* begin *
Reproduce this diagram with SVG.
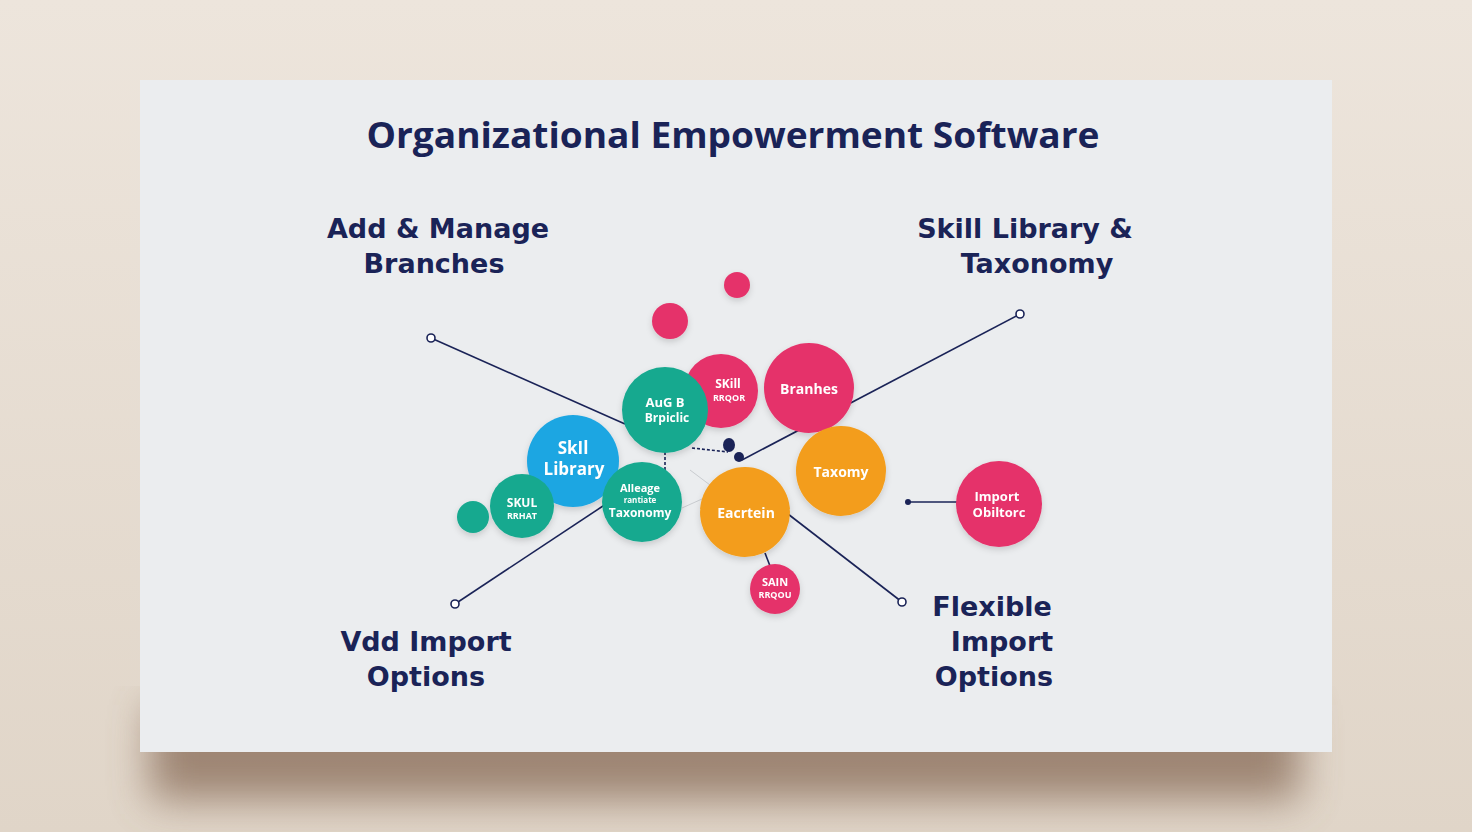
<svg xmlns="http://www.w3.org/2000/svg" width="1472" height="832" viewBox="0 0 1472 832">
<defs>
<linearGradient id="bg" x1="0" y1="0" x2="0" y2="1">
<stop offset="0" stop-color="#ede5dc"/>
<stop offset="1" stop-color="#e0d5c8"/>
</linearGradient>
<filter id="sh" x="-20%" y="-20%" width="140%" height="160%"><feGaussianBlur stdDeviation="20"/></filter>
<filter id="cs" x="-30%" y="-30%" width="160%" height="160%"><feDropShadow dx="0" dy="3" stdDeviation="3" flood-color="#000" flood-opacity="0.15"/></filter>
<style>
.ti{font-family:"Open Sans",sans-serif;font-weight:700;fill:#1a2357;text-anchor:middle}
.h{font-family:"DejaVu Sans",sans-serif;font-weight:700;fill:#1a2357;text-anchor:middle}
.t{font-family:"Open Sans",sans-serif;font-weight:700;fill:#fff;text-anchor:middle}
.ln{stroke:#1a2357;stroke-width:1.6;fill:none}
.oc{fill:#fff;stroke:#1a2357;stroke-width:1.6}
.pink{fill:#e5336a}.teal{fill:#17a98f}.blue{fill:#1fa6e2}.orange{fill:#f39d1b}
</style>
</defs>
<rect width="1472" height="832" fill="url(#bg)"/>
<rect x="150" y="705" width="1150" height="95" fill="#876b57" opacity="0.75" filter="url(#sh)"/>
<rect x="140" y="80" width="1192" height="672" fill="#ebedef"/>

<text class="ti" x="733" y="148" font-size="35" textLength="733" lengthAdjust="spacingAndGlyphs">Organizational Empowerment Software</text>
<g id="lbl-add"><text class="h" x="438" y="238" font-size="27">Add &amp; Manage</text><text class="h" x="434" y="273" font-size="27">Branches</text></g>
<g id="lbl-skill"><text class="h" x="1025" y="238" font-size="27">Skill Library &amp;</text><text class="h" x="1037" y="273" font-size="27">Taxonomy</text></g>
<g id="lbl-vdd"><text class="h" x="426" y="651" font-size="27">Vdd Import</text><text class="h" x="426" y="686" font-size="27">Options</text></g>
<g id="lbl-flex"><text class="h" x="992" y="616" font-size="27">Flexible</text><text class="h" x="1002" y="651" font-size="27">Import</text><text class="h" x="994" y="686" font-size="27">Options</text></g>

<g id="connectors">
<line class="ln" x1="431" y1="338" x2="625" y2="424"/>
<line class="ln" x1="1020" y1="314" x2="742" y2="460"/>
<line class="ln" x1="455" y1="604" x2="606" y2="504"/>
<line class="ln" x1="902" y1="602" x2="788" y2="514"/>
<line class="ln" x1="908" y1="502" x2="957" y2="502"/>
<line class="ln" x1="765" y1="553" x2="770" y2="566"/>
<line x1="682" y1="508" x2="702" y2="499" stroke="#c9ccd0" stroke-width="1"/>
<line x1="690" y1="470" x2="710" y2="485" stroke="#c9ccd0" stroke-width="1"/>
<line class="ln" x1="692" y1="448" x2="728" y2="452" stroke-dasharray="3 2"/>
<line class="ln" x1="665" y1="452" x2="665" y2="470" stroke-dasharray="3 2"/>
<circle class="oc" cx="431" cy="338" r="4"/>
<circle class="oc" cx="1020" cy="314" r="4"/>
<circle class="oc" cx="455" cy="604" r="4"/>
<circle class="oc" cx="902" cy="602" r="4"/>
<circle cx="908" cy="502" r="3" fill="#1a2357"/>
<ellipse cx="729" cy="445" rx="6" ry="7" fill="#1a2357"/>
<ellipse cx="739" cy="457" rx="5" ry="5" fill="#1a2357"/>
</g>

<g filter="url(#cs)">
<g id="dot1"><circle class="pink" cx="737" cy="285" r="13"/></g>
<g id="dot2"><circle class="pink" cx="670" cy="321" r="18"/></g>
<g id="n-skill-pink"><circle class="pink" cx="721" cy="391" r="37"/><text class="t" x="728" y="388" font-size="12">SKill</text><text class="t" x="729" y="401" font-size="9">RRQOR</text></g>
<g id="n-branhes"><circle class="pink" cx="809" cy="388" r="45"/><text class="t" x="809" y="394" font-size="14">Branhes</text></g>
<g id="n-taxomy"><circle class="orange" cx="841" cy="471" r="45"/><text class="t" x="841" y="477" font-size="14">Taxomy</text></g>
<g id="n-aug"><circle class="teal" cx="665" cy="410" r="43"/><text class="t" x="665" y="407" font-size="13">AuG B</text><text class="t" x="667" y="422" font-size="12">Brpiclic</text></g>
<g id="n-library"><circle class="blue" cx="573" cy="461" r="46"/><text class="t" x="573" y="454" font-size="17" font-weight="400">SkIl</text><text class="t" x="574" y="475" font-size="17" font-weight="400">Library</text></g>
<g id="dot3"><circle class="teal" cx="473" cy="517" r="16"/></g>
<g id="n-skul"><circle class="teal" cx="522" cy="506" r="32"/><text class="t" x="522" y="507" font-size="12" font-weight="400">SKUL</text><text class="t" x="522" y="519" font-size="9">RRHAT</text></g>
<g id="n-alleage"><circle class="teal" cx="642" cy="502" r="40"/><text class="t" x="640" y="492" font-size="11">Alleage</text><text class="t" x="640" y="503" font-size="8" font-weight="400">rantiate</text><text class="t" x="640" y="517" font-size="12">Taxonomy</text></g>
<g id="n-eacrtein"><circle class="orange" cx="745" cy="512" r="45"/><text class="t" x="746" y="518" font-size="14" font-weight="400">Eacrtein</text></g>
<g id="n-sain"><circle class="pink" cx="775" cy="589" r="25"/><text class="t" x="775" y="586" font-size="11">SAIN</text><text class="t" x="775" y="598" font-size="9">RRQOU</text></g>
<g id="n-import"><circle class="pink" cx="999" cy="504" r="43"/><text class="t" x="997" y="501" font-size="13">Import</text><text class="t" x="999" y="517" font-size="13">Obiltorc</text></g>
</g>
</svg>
* end *
● **What to produce**:
Omit any images, then output the listing exactly.

● **Result for this exercise**:
Reproduce this diagram with SVG.
<svg xmlns="http://www.w3.org/2000/svg" width="1472" height="832" viewBox="0 0 1472 832">
<defs>
<linearGradient id="bg" x1="0" y1="0" x2="0" y2="1">
<stop offset="0" stop-color="#ede5dc"/>
<stop offset="1" stop-color="#e0d5c8"/>
</linearGradient>
<filter id="sh" x="-20%" y="-20%" width="140%" height="160%"><feGaussianBlur stdDeviation="20"/></filter>
<filter id="cs" x="-30%" y="-30%" width="160%" height="160%"><feDropShadow dx="0" dy="3" stdDeviation="3" flood-color="#000" flood-opacity="0.15"/></filter>
<style>
.ti{font-family:"Open Sans",sans-serif;font-weight:700;fill:#1a2357;text-anchor:middle}
.h{font-family:"DejaVu Sans",sans-serif;font-weight:700;fill:#1a2357;text-anchor:middle}
.t{font-family:"Open Sans",sans-serif;font-weight:700;fill:#fff;text-anchor:middle}
.ln{stroke:#1a2357;stroke-width:1.6;fill:none}
.oc{fill:#fff;stroke:#1a2357;stroke-width:1.6}
.pink{fill:#e5336a}.teal{fill:#17a98f}.blue{fill:#1fa6e2}.orange{fill:#f39d1b}
</style>
</defs>
<rect width="1472" height="832" fill="url(#bg)"/>
<rect x="150" y="705" width="1150" height="95" fill="#876b57" opacity="0.75" filter="url(#sh)"/>
<rect x="140" y="80" width="1192" height="672" fill="#ebedef"/>

<text class="ti" x="733" y="148" font-size="35" textLength="733" lengthAdjust="spacingAndGlyphs">Organizational Empowerment Software</text>
<g id="lbl-add"><text class="h" x="438" y="238" font-size="27">Add &amp; Manage</text><text class="h" x="434" y="273" font-size="27">Branches</text></g>
<g id="lbl-skill"><text class="h" x="1025" y="238" font-size="27">Skill Library &amp;</text><text class="h" x="1037" y="273" font-size="27">Taxonomy</text></g>
<g id="lbl-vdd"><text class="h" x="426" y="651" font-size="27">Vdd Import</text><text class="h" x="426" y="686" font-size="27">Options</text></g>
<g id="lbl-flex"><text class="h" x="992" y="616" font-size="27">Flexible</text><text class="h" x="1002" y="651" font-size="27">Import</text><text class="h" x="994" y="686" font-size="27">Options</text></g>

<g id="connectors">
<line class="ln" x1="431" y1="338" x2="625" y2="424"/>
<line class="ln" x1="1020" y1="314" x2="742" y2="460"/>
<line class="ln" x1="455" y1="604" x2="606" y2="504"/>
<line class="ln" x1="902" y1="602" x2="788" y2="514"/>
<line class="ln" x1="908" y1="502" x2="957" y2="502"/>
<line class="ln" x1="765" y1="553" x2="770" y2="566"/>
<line x1="682" y1="508" x2="702" y2="499" stroke="#c9ccd0" stroke-width="1"/>
<line x1="690" y1="470" x2="710" y2="485" stroke="#c9ccd0" stroke-width="1"/>
<line class="ln" x1="692" y1="448" x2="728" y2="452" stroke-dasharray="3 2"/>
<line class="ln" x1="665" y1="452" x2="665" y2="470" stroke-dasharray="3 2"/>
<circle class="oc" cx="431" cy="338" r="4"/>
<circle class="oc" cx="1020" cy="314" r="4"/>
<circle class="oc" cx="455" cy="604" r="4"/>
<circle class="oc" cx="902" cy="602" r="4"/>
<circle cx="908" cy="502" r="3" fill="#1a2357"/>
<ellipse cx="729" cy="445" rx="6" ry="7" fill="#1a2357"/>
<ellipse cx="739" cy="457" rx="5" ry="5" fill="#1a2357"/>
</g>

<g filter="url(#cs)">
<g id="dot1"><circle class="pink" cx="737" cy="285" r="13"/></g>
<g id="dot2"><circle class="pink" cx="670" cy="321" r="18"/></g>
<g id="n-skill-pink"><circle class="pink" cx="721" cy="391" r="37"/><text class="t" x="728" y="388" font-size="12">SKill</text><text class="t" x="729" y="401" font-size="9">RRQOR</text></g>
<g id="n-branhes"><circle class="pink" cx="809" cy="388" r="45"/><text class="t" x="809" y="394" font-size="14">Branhes</text></g>
<g id="n-taxomy"><circle class="orange" cx="841" cy="471" r="45"/><text class="t" x="841" y="477" font-size="14">Taxomy</text></g>
<g id="n-aug"><circle class="teal" cx="665" cy="410" r="43"/><text class="t" x="665" y="407" font-size="13">AuG B</text><text class="t" x="667" y="422" font-size="12">Brpiclic</text></g>
<g id="n-library"><circle class="blue" cx="573" cy="461" r="46"/><text class="t" x="573" y="454" font-size="17" font-weight="400">SkIl</text><text class="t" x="574" y="475" font-size="17" font-weight="400">Library</text></g>
<g id="dot3"><circle class="teal" cx="473" cy="517" r="16"/></g>
<g id="n-skul"><circle class="teal" cx="522" cy="506" r="32"/><text class="t" x="522" y="507" font-size="12" font-weight="400">SKUL</text><text class="t" x="522" y="519" font-size="9">RRHAT</text></g>
<g id="n-alleage"><circle class="teal" cx="642" cy="502" r="40"/><text class="t" x="640" y="492" font-size="11">Alleage</text><text class="t" x="640" y="503" font-size="8" font-weight="400">rantiate</text><text class="t" x="640" y="517" font-size="12">Taxonomy</text></g>
<g id="n-eacrtein"><circle class="orange" cx="745" cy="512" r="45"/><text class="t" x="746" y="518" font-size="14" font-weight="400">Eacrtein</text></g>
<g id="n-sain"><circle class="pink" cx="775" cy="589" r="25"/><text class="t" x="775" y="586" font-size="11">SAIN</text><text class="t" x="775" y="598" font-size="9">RRQOU</text></g>
<g id="n-import"><circle class="pink" cx="999" cy="504" r="43"/><text class="t" x="997" y="501" font-size="13">Import</text><text class="t" x="999" y="517" font-size="13">Obiltorc</text></g>
</g>
</svg>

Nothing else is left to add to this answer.